Your goal —
Pull out every line in the data that has the string "matplotlib" in it.

Raw records —

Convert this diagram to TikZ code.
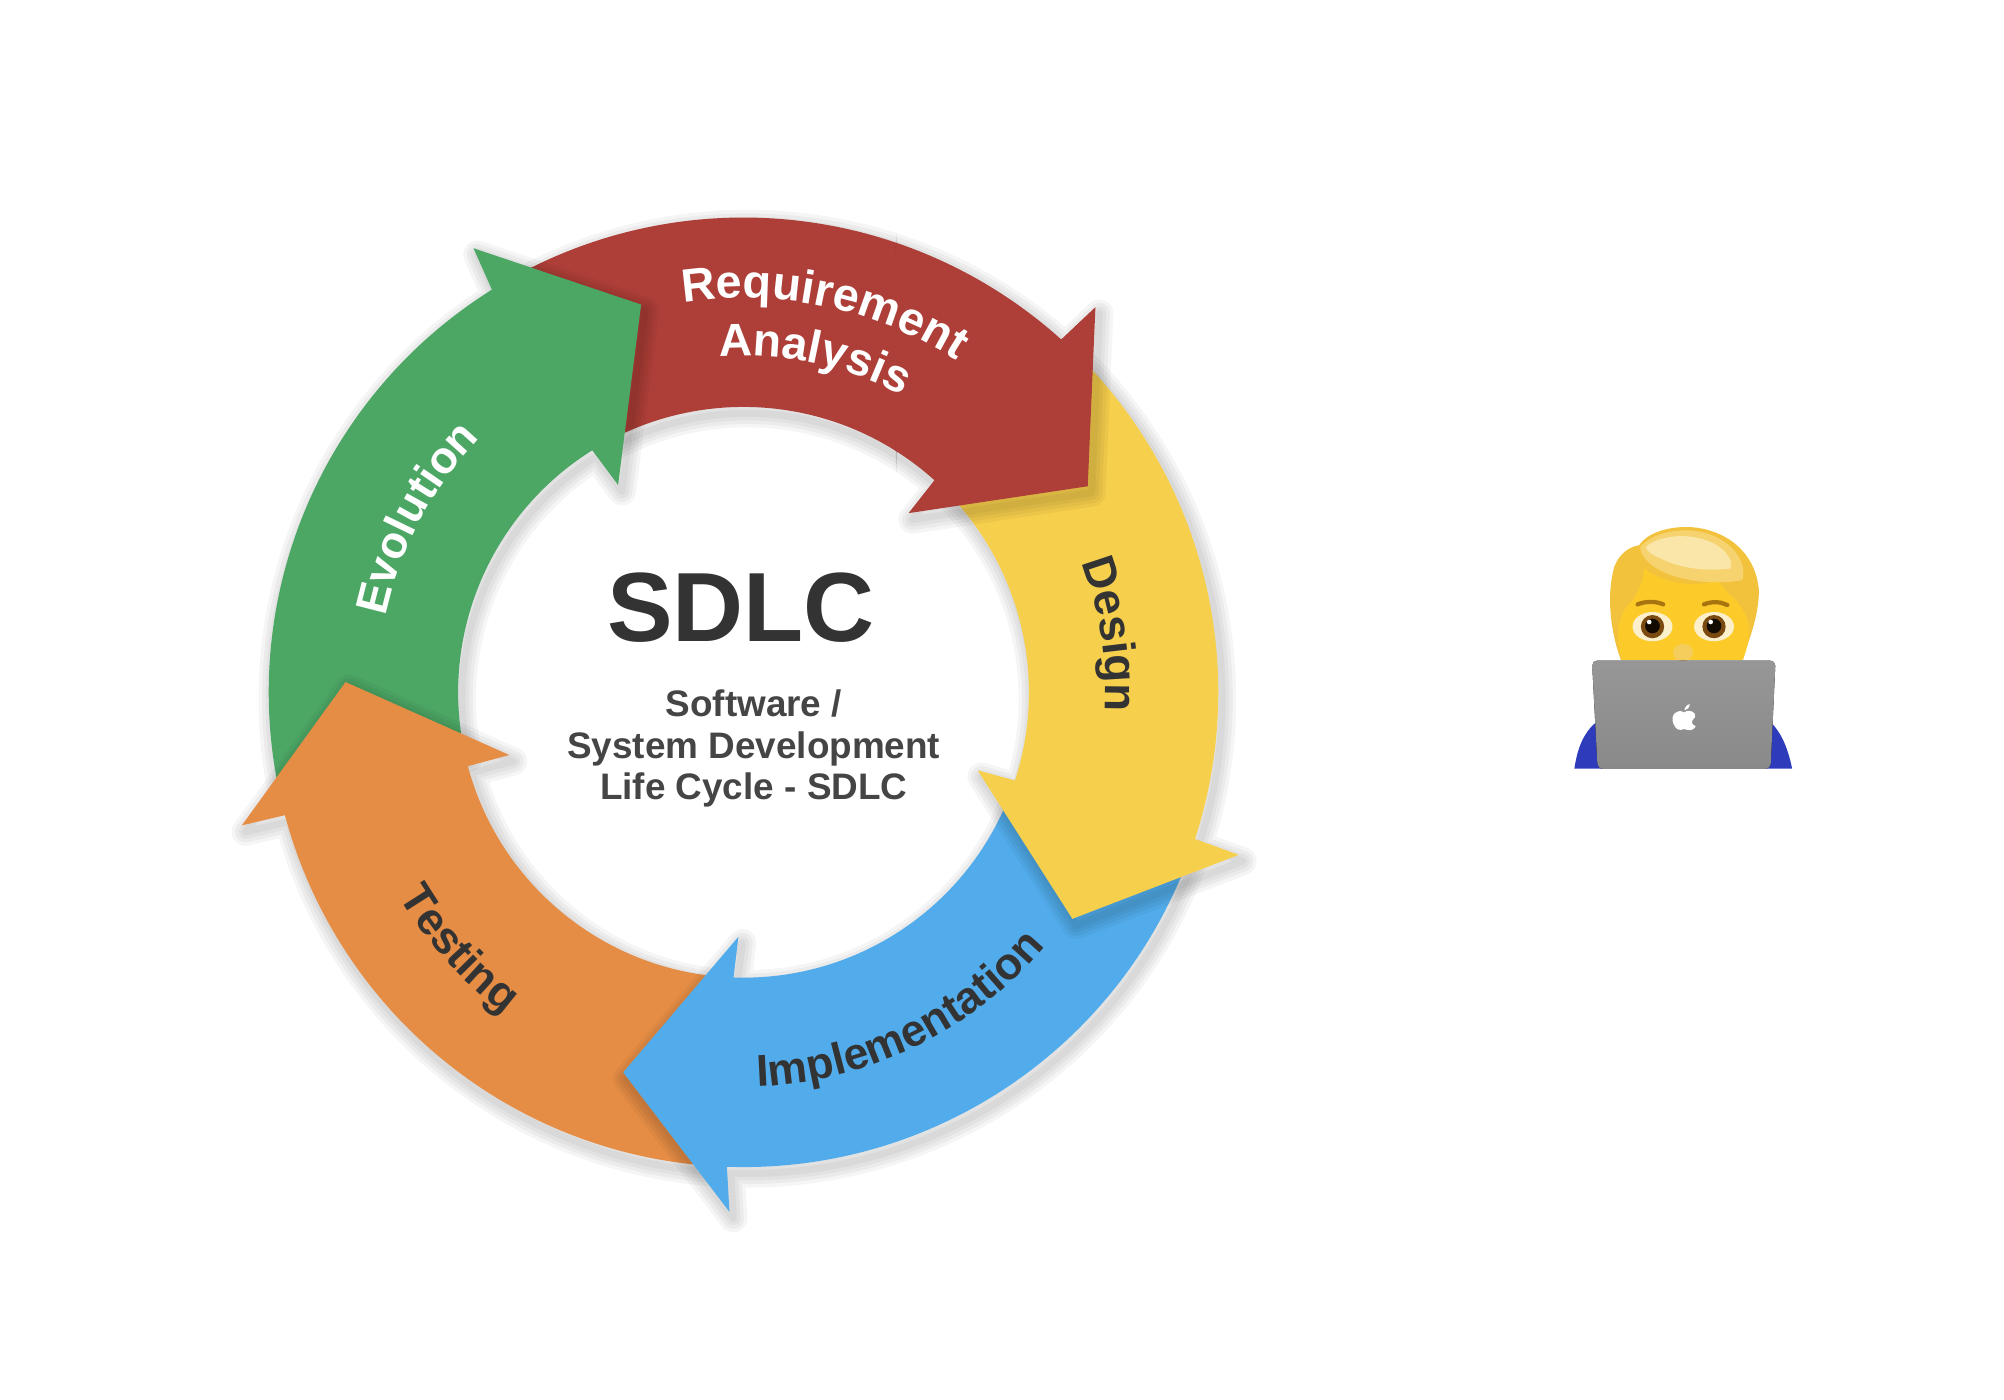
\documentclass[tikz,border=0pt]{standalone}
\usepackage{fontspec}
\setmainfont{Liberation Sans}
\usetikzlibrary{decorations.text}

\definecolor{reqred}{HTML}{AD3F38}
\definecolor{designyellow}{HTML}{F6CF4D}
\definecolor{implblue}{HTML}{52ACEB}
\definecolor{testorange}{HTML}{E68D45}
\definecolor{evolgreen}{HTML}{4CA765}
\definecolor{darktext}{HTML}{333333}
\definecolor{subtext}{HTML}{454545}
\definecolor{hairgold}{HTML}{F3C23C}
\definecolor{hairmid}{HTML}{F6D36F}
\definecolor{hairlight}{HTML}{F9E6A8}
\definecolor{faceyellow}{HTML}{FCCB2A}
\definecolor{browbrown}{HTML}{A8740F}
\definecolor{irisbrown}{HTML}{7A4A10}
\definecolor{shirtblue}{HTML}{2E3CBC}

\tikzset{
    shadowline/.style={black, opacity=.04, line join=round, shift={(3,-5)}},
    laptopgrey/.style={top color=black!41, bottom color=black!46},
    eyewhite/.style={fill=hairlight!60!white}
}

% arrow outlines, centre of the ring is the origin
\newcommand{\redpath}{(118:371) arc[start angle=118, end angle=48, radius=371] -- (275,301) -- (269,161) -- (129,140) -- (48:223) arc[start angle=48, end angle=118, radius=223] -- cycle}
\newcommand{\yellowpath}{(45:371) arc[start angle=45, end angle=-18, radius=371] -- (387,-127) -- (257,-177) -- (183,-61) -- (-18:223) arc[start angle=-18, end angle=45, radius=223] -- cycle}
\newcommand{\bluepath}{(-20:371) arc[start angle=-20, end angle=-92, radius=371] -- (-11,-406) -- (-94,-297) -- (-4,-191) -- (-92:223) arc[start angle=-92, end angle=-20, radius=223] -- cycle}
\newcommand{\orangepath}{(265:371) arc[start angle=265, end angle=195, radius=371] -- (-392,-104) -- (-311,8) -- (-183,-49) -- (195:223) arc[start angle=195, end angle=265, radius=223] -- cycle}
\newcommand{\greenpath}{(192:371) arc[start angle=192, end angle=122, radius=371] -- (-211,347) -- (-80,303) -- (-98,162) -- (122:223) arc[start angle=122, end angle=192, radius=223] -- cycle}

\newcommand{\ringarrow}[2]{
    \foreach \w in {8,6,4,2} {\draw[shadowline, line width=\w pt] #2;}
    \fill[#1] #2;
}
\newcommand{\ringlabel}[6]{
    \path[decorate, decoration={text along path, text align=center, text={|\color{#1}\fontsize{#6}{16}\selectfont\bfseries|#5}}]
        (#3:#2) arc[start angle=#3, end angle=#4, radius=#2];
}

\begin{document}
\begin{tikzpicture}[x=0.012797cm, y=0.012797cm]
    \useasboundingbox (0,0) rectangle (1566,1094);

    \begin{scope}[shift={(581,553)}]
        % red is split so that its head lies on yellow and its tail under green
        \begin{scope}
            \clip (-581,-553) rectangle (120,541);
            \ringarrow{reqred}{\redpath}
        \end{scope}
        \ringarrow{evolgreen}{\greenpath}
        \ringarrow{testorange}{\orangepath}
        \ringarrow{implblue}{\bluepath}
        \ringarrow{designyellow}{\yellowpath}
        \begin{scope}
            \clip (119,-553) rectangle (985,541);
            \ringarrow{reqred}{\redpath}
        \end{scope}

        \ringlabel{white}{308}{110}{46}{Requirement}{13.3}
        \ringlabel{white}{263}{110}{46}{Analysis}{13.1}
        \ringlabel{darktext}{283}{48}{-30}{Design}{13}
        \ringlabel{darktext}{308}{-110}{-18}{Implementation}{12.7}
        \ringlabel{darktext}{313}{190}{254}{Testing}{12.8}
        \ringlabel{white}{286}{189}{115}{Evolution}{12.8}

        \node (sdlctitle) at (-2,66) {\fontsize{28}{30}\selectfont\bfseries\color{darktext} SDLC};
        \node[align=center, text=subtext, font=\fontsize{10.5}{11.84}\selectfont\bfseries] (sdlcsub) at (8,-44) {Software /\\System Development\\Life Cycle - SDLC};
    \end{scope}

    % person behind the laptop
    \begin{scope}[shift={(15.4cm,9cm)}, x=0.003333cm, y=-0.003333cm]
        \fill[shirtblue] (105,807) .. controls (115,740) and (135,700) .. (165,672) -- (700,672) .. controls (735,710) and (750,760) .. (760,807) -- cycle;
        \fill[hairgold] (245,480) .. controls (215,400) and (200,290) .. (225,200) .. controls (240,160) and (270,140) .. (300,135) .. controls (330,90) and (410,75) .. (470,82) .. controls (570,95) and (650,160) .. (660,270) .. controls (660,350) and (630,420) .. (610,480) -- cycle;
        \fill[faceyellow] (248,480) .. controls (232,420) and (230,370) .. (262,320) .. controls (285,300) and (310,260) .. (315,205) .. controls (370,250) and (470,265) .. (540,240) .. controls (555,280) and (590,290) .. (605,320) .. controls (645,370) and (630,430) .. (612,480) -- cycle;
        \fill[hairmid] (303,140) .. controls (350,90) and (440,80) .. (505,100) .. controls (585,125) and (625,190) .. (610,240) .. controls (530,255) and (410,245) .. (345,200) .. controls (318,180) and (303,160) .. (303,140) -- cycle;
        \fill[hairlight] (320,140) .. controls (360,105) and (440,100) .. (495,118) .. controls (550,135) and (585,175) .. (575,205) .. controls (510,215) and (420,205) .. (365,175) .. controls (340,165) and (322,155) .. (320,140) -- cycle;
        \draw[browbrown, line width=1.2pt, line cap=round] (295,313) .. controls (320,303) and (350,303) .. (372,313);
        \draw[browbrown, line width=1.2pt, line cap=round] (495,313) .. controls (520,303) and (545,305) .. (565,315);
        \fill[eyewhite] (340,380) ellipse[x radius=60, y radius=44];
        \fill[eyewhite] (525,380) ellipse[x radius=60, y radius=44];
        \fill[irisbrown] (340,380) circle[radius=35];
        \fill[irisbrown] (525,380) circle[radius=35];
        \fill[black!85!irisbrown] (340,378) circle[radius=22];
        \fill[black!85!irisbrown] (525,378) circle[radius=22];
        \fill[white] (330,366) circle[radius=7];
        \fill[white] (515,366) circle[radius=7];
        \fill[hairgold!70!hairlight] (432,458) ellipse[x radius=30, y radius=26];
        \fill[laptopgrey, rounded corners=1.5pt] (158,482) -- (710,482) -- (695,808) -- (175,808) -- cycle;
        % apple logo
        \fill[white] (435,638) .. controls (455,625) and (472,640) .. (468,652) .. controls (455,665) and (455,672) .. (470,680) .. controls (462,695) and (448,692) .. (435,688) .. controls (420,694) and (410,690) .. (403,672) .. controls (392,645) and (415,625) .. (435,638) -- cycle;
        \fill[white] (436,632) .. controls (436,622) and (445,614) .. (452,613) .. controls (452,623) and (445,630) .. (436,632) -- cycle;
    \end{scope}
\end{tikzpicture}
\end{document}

--

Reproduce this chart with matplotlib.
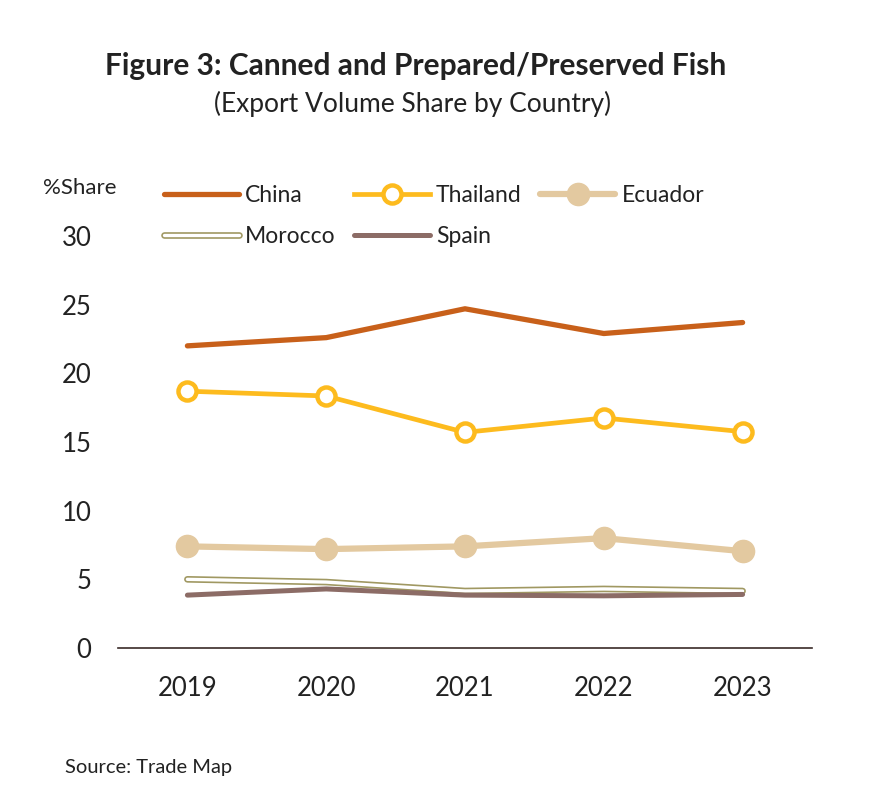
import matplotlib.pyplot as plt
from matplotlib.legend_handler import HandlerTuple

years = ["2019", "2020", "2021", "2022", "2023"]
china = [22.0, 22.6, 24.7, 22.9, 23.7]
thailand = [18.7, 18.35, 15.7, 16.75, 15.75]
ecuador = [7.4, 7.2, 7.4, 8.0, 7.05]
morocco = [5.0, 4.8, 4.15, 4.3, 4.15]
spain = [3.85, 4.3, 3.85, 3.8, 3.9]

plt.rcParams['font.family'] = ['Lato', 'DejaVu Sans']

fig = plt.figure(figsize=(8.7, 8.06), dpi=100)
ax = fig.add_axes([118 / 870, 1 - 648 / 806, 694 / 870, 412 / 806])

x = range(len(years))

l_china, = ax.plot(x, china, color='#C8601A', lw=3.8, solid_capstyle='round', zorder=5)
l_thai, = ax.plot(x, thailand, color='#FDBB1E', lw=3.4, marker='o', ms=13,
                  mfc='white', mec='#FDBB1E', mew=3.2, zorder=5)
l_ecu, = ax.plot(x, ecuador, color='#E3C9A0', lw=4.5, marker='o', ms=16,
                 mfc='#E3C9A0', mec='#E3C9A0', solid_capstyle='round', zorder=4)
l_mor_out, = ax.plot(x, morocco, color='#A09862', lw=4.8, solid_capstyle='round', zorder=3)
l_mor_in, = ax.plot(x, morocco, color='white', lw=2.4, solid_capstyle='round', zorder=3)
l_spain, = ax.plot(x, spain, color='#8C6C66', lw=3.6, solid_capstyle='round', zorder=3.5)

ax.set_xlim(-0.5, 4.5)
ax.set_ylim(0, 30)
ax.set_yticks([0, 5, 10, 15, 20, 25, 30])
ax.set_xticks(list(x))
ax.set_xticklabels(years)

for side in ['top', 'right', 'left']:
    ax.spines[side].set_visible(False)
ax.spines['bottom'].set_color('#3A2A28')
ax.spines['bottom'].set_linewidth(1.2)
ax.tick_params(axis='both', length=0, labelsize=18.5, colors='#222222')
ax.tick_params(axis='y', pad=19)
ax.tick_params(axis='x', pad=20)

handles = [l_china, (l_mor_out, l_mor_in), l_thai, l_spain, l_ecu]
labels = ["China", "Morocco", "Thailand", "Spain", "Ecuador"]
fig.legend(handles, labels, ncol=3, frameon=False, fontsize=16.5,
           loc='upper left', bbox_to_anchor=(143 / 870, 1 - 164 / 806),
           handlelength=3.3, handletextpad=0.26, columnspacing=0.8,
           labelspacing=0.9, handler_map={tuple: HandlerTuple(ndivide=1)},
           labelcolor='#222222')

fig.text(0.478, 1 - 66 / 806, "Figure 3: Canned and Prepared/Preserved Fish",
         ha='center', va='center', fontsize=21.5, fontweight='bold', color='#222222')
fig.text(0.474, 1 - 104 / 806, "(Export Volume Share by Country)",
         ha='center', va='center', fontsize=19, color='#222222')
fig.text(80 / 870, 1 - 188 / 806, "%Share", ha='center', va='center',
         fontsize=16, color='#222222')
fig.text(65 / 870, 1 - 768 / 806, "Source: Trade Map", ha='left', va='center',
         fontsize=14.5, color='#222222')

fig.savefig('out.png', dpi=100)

---

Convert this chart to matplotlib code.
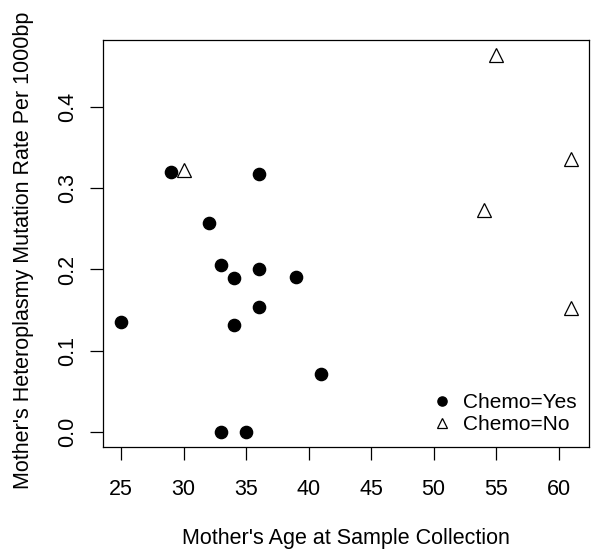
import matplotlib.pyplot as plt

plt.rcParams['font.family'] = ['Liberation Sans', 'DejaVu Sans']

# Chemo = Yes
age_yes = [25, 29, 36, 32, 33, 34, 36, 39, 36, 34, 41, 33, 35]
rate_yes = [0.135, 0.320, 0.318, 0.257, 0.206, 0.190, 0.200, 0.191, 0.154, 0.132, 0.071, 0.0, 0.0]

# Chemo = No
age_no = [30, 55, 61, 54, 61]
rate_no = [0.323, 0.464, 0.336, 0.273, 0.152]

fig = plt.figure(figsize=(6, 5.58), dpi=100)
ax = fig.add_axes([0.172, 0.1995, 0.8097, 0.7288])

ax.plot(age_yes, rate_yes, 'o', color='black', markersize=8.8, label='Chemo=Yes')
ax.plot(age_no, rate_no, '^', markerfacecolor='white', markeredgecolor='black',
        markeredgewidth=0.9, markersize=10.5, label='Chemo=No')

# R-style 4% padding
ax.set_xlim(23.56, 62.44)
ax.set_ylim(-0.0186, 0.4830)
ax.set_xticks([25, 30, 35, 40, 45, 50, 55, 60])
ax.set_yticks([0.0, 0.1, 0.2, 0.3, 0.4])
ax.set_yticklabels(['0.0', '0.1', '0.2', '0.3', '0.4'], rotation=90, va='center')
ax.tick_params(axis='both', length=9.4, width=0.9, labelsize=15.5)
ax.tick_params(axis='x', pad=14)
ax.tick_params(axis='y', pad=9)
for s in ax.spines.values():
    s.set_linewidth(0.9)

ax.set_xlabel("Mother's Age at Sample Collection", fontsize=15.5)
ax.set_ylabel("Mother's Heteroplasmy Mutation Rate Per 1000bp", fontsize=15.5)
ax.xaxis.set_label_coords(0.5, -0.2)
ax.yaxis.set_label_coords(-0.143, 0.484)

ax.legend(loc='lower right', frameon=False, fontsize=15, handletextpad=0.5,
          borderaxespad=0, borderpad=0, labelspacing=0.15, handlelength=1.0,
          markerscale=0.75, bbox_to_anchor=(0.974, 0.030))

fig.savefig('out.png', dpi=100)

Written reply —
Reproduce this chart with matplotlib.
import matplotlib.pyplot as plt
from matplotlib.legend_handler import HandlerTuple
Convert this chart to matplotlib code.
import matplotlib.pyplot as plt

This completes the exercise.